__Set task__: Exactly retype the lines from the top of the data through the line containing "const timeTicks = [0, 1000, 2000, 3000, 4000, 5000, 6000, 7000]", leaving out every picture.

----- Data block -----

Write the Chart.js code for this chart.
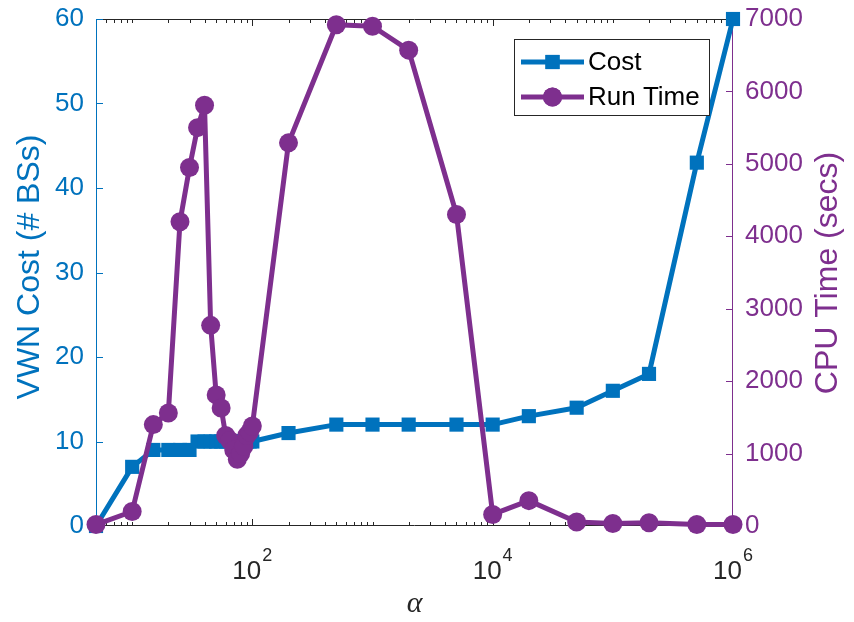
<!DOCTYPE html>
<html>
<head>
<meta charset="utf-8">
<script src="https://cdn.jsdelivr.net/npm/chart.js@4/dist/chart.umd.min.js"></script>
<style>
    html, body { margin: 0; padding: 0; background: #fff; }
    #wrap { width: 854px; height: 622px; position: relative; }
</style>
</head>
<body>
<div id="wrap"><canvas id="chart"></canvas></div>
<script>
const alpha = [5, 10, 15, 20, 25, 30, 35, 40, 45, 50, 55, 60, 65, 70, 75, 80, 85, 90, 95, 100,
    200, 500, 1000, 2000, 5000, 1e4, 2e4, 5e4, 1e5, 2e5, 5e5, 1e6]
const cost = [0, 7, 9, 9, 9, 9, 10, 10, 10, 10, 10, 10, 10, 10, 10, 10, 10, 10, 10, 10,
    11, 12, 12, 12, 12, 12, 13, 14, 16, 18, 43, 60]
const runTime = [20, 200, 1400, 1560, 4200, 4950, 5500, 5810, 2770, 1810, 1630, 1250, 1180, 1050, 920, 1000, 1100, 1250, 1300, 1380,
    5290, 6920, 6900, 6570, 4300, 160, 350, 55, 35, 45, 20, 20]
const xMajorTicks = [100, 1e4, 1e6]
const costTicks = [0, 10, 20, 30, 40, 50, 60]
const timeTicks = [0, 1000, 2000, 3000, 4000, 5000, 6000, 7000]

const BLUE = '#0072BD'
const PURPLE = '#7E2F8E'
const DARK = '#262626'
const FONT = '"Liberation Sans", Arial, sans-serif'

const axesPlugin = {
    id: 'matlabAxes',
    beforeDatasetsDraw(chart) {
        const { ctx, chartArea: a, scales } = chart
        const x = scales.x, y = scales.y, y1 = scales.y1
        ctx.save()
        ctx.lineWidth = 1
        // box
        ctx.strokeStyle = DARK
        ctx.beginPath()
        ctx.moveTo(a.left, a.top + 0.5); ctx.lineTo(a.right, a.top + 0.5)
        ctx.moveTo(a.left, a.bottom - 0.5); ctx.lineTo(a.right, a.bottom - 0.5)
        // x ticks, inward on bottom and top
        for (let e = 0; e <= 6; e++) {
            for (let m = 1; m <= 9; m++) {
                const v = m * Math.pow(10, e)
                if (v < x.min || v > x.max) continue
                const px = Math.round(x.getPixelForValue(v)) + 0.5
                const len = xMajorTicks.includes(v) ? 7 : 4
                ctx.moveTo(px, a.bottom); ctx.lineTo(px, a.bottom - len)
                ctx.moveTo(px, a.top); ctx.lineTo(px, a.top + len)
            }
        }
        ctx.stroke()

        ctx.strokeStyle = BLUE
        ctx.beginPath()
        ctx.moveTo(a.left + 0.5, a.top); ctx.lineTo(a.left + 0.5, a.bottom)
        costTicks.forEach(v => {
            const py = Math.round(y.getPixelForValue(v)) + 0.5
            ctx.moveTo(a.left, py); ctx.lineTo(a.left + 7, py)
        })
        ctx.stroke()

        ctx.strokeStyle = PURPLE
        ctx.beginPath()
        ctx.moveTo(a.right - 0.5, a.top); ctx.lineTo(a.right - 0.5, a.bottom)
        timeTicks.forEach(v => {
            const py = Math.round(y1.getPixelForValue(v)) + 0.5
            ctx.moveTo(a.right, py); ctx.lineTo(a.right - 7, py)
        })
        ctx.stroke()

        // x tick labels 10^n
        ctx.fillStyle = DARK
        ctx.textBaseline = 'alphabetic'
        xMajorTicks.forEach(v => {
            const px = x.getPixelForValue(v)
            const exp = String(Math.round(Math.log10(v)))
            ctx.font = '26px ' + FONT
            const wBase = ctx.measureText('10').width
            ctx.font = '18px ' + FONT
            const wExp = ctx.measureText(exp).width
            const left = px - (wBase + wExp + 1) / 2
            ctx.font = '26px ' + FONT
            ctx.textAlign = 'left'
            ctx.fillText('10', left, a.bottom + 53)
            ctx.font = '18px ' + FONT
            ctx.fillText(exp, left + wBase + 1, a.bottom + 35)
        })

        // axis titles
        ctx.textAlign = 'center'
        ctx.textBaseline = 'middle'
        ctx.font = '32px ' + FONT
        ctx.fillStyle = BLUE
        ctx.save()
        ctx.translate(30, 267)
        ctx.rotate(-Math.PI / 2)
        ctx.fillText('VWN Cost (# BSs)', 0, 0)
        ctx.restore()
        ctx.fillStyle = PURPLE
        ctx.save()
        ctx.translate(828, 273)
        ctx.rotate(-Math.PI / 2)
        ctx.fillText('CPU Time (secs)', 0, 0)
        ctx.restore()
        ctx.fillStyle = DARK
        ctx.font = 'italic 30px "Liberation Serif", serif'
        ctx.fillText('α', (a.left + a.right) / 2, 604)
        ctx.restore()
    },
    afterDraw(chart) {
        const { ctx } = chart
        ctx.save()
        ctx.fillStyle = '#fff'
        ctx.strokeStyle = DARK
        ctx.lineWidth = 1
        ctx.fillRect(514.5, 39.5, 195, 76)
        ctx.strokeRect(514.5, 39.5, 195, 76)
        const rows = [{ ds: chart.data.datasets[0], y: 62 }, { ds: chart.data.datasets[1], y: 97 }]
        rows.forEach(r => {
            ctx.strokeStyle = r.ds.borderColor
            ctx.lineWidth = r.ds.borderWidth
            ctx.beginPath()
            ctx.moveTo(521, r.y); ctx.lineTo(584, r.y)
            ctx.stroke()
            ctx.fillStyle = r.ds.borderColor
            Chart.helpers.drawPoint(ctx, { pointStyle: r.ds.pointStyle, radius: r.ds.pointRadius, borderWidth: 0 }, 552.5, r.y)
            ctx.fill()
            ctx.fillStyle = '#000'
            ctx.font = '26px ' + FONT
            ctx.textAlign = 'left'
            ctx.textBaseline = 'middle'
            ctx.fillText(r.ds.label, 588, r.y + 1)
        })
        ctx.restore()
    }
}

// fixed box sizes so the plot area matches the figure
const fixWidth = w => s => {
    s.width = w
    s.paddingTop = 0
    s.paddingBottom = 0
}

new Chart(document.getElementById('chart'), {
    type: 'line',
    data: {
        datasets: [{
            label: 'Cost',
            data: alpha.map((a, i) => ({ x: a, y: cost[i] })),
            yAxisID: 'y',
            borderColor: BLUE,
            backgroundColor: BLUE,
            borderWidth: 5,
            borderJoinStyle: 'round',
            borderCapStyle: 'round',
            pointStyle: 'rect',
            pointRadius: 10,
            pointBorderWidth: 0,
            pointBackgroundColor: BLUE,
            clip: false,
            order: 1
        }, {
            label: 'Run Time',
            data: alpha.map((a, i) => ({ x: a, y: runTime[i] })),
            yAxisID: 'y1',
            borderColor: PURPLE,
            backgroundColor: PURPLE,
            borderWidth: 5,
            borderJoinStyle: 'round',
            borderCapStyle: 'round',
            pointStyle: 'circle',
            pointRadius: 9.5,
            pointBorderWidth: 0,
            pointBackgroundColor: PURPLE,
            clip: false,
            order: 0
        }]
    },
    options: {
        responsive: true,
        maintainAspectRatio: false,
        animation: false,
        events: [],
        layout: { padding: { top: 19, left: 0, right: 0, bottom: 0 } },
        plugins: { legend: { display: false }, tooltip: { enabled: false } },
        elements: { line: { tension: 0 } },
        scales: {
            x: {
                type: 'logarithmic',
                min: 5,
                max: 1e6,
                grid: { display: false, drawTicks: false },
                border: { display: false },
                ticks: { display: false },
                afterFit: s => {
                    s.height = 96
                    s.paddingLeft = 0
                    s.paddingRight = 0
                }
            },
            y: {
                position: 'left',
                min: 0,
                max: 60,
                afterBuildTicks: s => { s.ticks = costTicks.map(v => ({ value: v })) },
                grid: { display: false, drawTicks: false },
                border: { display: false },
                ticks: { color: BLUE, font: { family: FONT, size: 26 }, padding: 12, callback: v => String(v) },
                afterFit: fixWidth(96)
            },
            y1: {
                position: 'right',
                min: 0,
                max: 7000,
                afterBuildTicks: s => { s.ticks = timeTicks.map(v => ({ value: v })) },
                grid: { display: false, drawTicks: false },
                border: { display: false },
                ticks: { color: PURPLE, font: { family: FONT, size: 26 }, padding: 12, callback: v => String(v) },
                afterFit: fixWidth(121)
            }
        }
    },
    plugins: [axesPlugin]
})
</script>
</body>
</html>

-----

__Output of the task__:
Write the Chart.js code for this chart.
<!DOCTYPE html>
<html>
<head>
<meta charset="utf-8">
<script src="https://cdn.jsdelivr.net/npm/chart.js@4/dist/chart.umd.min.js"></script>
<style>
    html, body { margin: 0; padding: 0; background: #fff; }
    #wrap { width: 854px; height: 622px; position: relative; }
</style>
</head>
<body>
<div id="wrap"><canvas id="chart"></canvas></div>
<script>
const alpha = [5, 10, 15, 20, 25, 30, 35, 40, 45, 50, 55, 60, 65, 70, 75, 80, 85, 90, 95, 100,
    200, 500, 1000, 2000, 5000, 1e4, 2e4, 5e4, 1e5, 2e5, 5e5, 1e6]
const cost = [0, 7, 9, 9, 9, 9, 10, 10, 10, 10, 10, 10, 10, 10, 10, 10, 10, 10, 10, 10,
    11, 12, 12, 12, 12, 12, 13, 14, 16, 18, 43, 60]
const runTime = [20, 200, 1400, 1560, 4200, 4950, 5500, 5810, 2770, 1810, 1630, 1250, 1180, 1050, 920, 1000, 1100, 1250, 1300, 1380,
    5290, 6920, 6900, 6570, 4300, 160, 350, 55, 35, 45, 20, 20]
const xMajorTicks = [100, 1e4, 1e6]
const costTicks = [0, 10, 20, 30, 40, 50, 60]
const timeTicks = [0, 1000, 2000, 3000, 4000, 5000, 6000, 7000]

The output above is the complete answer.